この研修は本部管理職の約2,200名を対象としており、DX推進に必要なマインドセットや自社の業務をテーマとしたDXプロジェクトの企画・推進の実践スキルの習得を目的としています。

研修はこれまで企業のDX人材研修を手がけてきた専門企業と共同で実施しており、実践的な内容が特徴です。

三菱UFJ銀行ではDX推進を担うコア人材を中心に人材育成を行ってきましたが、「BASE研修」により、従業員がDXスキルを身に着けられる体制の構築を目指しています。マネジメント層に対しても、デジタル技術への理解を深める機会となっており、部下が相談しやすい組織風土づくりにも効果が期待できるでしょう。

参考:全行員が変革を主導する時代へ2,000名規模のDX推進人材育成研修が始動 | 三菱UFJフィナンシャル・グループ

2. 株式会社横浜銀行 | DXライセンスを独自の社内資格として設定

横浜銀行では2022年10月〜2023年3月にかけて、本部企画部門や IT・デジタル部門での活躍を目指す行員を対象に「DXアカデミー」を開催しました。

このプログラムは、DX人材育成を支援する専門企業の協力のもと実施されています。

最新のITやDXの動向・分析力・要件定義力・プロジェクトマネジメント力など、実務に直結するスキルを体系的に学べる構成となっています。最終的には修了テストが行われ、合格者には独自の社内資格である「DXライセンス」が付与される仕組みです。

「DXライセンス」を取得することで、行員のスキルの可視化やキャリアアップの推進にもつながっており、今後のDX人材育成基盤として役割を果たしていくでしょう。

参考:横浜銀行の「DX 人財育成」のパートナーに選定 | 株式会社インソース

金融DXのチーム編成でお悩みの企業は『株式会社 TWOSTONE&Sons』にご相談ください

金融DXを推進するためには、テクノロジーの導入だけでなく、適切なスキルを持った人材によるチーム編成が必要です。

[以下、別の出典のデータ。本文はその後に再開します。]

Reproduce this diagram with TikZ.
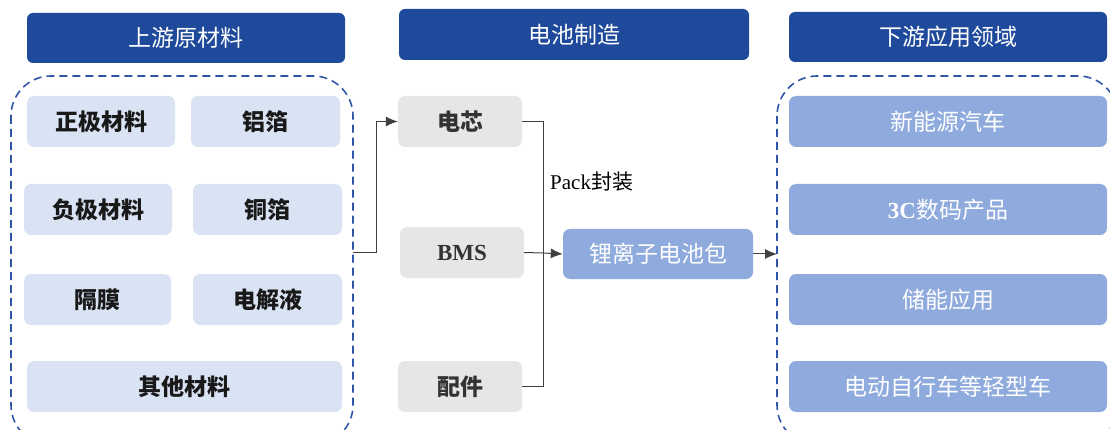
\documentclass[tikz,border=0pt]{standalone}
\usepackage{fontspec}
\setmainfont{Liberation Serif}
\newfontfamily\cjk{Noto Sans CJK SC}
\usetikzlibrary{arrows.meta}
\definecolor{hdblue}{HTML}{1F4A9C}
\definecolor{dashblue}{HTML}{2F56A6}
\definecolor{lightblue}{HTML}{DAE3F3}
\definecolor{midblue}{HTML}{8FAADC}
\definecolor{boxgray}{HTML}{E7E6E6}
\definecolor{linegray}{HTML}{404040}

\begin{document}
\begin{tikzpicture}[x=1pt,y=-1pt,
        head/.style={fill=hdblue, text=white, rounded corners=6pt, minimum width=318pt, minimum height=50pt, font=\cjk\fontsize{23}{26}\selectfont},
        matbox/.style={fill=lightblue, text=black!90, rounded corners=7pt, minimum height=51pt, font=\cjk\bfseries\fontsize{23}{26}\selectfont},
        partbox/.style={fill=boxgray, text=black!80, rounded corners=7pt, minimum width=124pt, minimum height=51pt, font=\cjk\bfseries\fontsize{23}{26}\selectfont},
        appbox/.style={fill=midblue, text=white, rounded corners=7pt, minimum width=318pt, minimum height=51pt, font=\cjk\fontsize{23}{26}\selectfont},
        group/.style={draw=dashblue, line width=1.6pt, dash pattern=on 8pt off 5pt, rounded corners=40pt},
        link/.style={draw=linegray, line width=1pt},
        arr/.style={link, -{Latex[length=12pt,width=10pt]}}]
        \useasboundingbox (0,0) rectangle (1110,430);

        % headers
        \node[head] (hup) at (186,38) {上游原材料};
        \node[head, minimum width=350pt, minimum height=51pt] (hmid) at (574,34.5) {电池制造};
        \node[head] (hdown) at (948,37) {下游应用领域};

        % upstream materials
        \draw[group] (11,76) rectangle (353,445);
        \node[matbox, minimum width=148pt] (cathode) at (101,121.5) {正极材料};
        \node[matbox, minimum width=149pt] (alfoil) at (265.5,121.5) {铝箔};
        \node[matbox, minimum width=148pt] (anode) at (98,209.5) {负极材料};
        \node[matbox, minimum width=149pt] (cufoil) at (267.5,209.5) {铜箔};
        \node[matbox, minimum width=147pt] (separator) at (97.5,299.5) {隔膜};
        \node[matbox, minimum width=149pt] (electrolyte) at (267.5,299.5) {电解液};
        \node[matbox, minimum width=315pt] (others) at (184.5,386.5) {其他材料};

        % manufacturing
        \node[partbox] (cell) at (460,121.5) {电芯};
        \node[partbox] (bms) at (462,252.5) {\rmfamily BMS};
        \node[partbox] (parts) at (460,386.5) {配件};
        \node[fill=midblue, text=white, rounded corners=7pt, minimum width=190pt, minimum height=50pt, font=\cjk\fontsize{23}{26}\selectfont] (pack) at (658,254) {锂离子电池包};
        \node[anchor=west, inner sep=0pt, font=\fontsize{21}{24}\selectfont] (packlbl) at (550,182) {Pack{\cjk 封装}};

        % downstream applications
        \draw[group] (777,76) rectangle (1118,445);
        \node[appbox] (nev) at (948,121.5) {新能源汽车};
        \node[appbox] (digital) at (948,209.5) {{\rmfamily\bfseries 3C}数码产品};
        \node[appbox] (storage) at (948,299.5) {储能应用};
        \node[appbox] (ebike) at (948,386.5) {电动自行车等轻型车};

        % connectors
        \coordinate (upout) at (353,253);
        \coordinate (join) at (543,253);
        \coordinate (downin) at (777,254);
        \draw[arr] (upout) -- ++(23,0) |- (cell.west);
        \draw[link] (cell.east) -| (join);
        \draw[link] (parts.east) -| (join);
        \draw[link] (bms.east) -- (join);
        \draw[arr] (join) -- (pack.west);
        \draw[arr] (pack.east) -- (downin);
\end{tikzpicture}
\end{document}
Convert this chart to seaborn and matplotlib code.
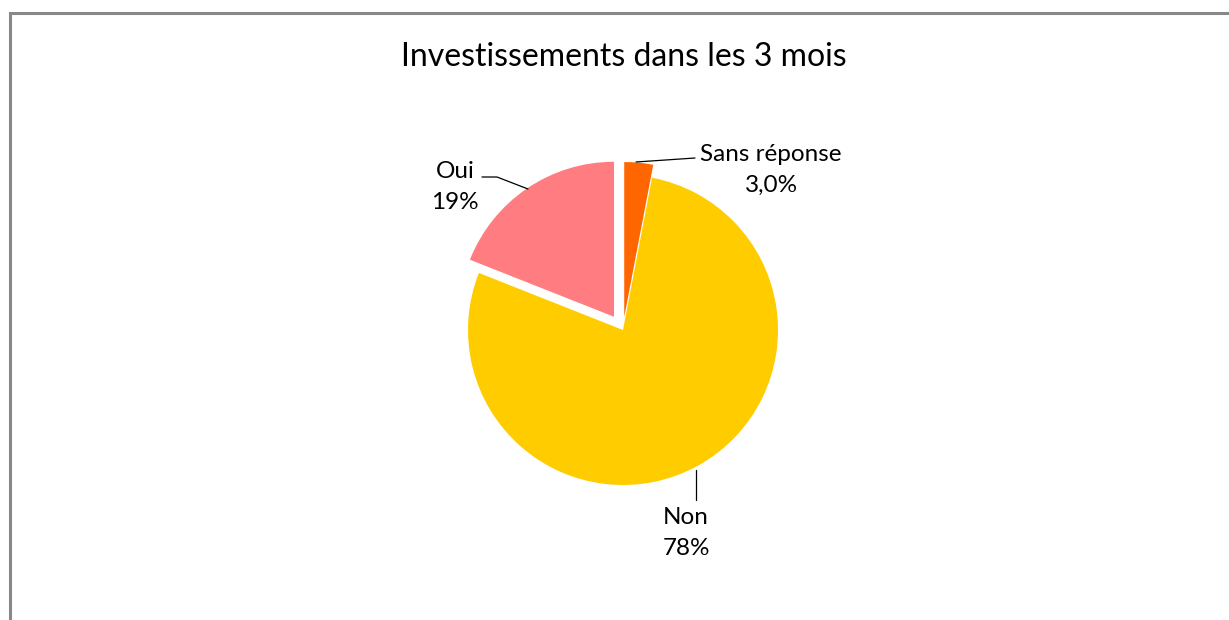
import numpy as np
import matplotlib
matplotlib.use("Agg")
import matplotlib.pyplot as plt
import seaborn as sns
from matplotlib.patches import Rectangle

sns.set_theme(style="white")
plt.rcParams['font.family'] = ['Lato', 'DejaVu Sans']

title = "Investissements dans les 3 mois"
categories = ["Sans réponse", "Non", "Oui"]
values = [3.0, 78.0, 19.0]
value_labels = ["3,0%", "78%", "19%"]
colors = ["#FF6600", "#FFCC00", "#FF7C80"]
explode_px = [13, 0, 16]

W, H = 1229, 620
fig = plt.figure(figsize=(W / 100, H / 100), dpi=100)
fig.patch.set_facecolor("white")
ax = fig.add_axes([0, 0, 1, 1])
ax.set_xlim(0, W)
ax.set_ylim(0, H)
ax.set_aspect("equal")
ax.axis("off")

center = (623, 290)
radius = 155
wedges, _ = ax.pie(values, colors=colors, startangle=90, counterclock=False,
                   radius=radius, center=center, explode=explode_px,
                   wedgeprops=dict(linewidth=0), frame=False)
ax.set_xlim(0, W)
ax.set_ylim(0, H)

# frame (left and top edges visible)
fig.add_artist(Rectangle((9.5 / W, -0.1), 1.2, (H - 12.5) / H + 0.1,
                         transform=fig.transFigure, fill=False,
                         edgecolor="#888888", linewidth=2.2))

fig.text(624 / W, 1 - 57 / H, title, ha="center", va="center",
         fontsize=23, color="black")

fs = 17.5
label_pos = {"Sans réponse": (771, 170), "Non": (686, 533), "Oui": (455, 187)}
leaders = {
    "Sans réponse": [(636, 162), (695, 158)],
    "Non": [(696, 470), (696, 500)],
    "Oui": [(528, 189), (497, 177), (482, 177)],
}
for cat, lab in zip(categories, value_labels):
    x, y = label_pos[cat]
    ax.text(x, H - y, f"{cat}\n{lab}", ha="center", va="center",
            fontsize=fs, color="black", linespacing=1.55)
    pts = np.array(leaders[cat], dtype=float)
    ax.plot(pts[:, 0], H - pts[:, 1], color="black", linewidth=0.9)

fig.savefig("out.png", dpi=100, facecolor="white")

金融DXのためのチーム編成で悩んでいる企業の担当者は、『株式会社 TWOSTONE&Sons』にご相談ください。

『株式会社 TWOSTONE&Sons』は金融DX推進に必要な人材のマッチングだけでなく、IT研修サービスを実施しているため、従業員のスキルアップも目指せます。

まとめ | チーム編成のポイントを押さえて金融DXを進めよう

金融業界におけるDXの成功は、適切な人材の確保とチーム編成が左右します。

まずは社内で必要とされるスキルや役割を明確にしたうえで、ヘッドハンティングも活用しながら積極的に人材採用を進めるのがポイントです。

金融DXを推進するチームは、プロデューサー・エンジニア・UXデザイナー・データサイエンティストなど、多様な専門人材で構成するのが理想です。これらのメンバーが連携しながらDXを推し進めるには、全社的な協力体制を築くことが重要です。また、推進チームは経営陣と密なコミュニケーションを欠かさずに継続的に理解と支援を得るように努めましょう。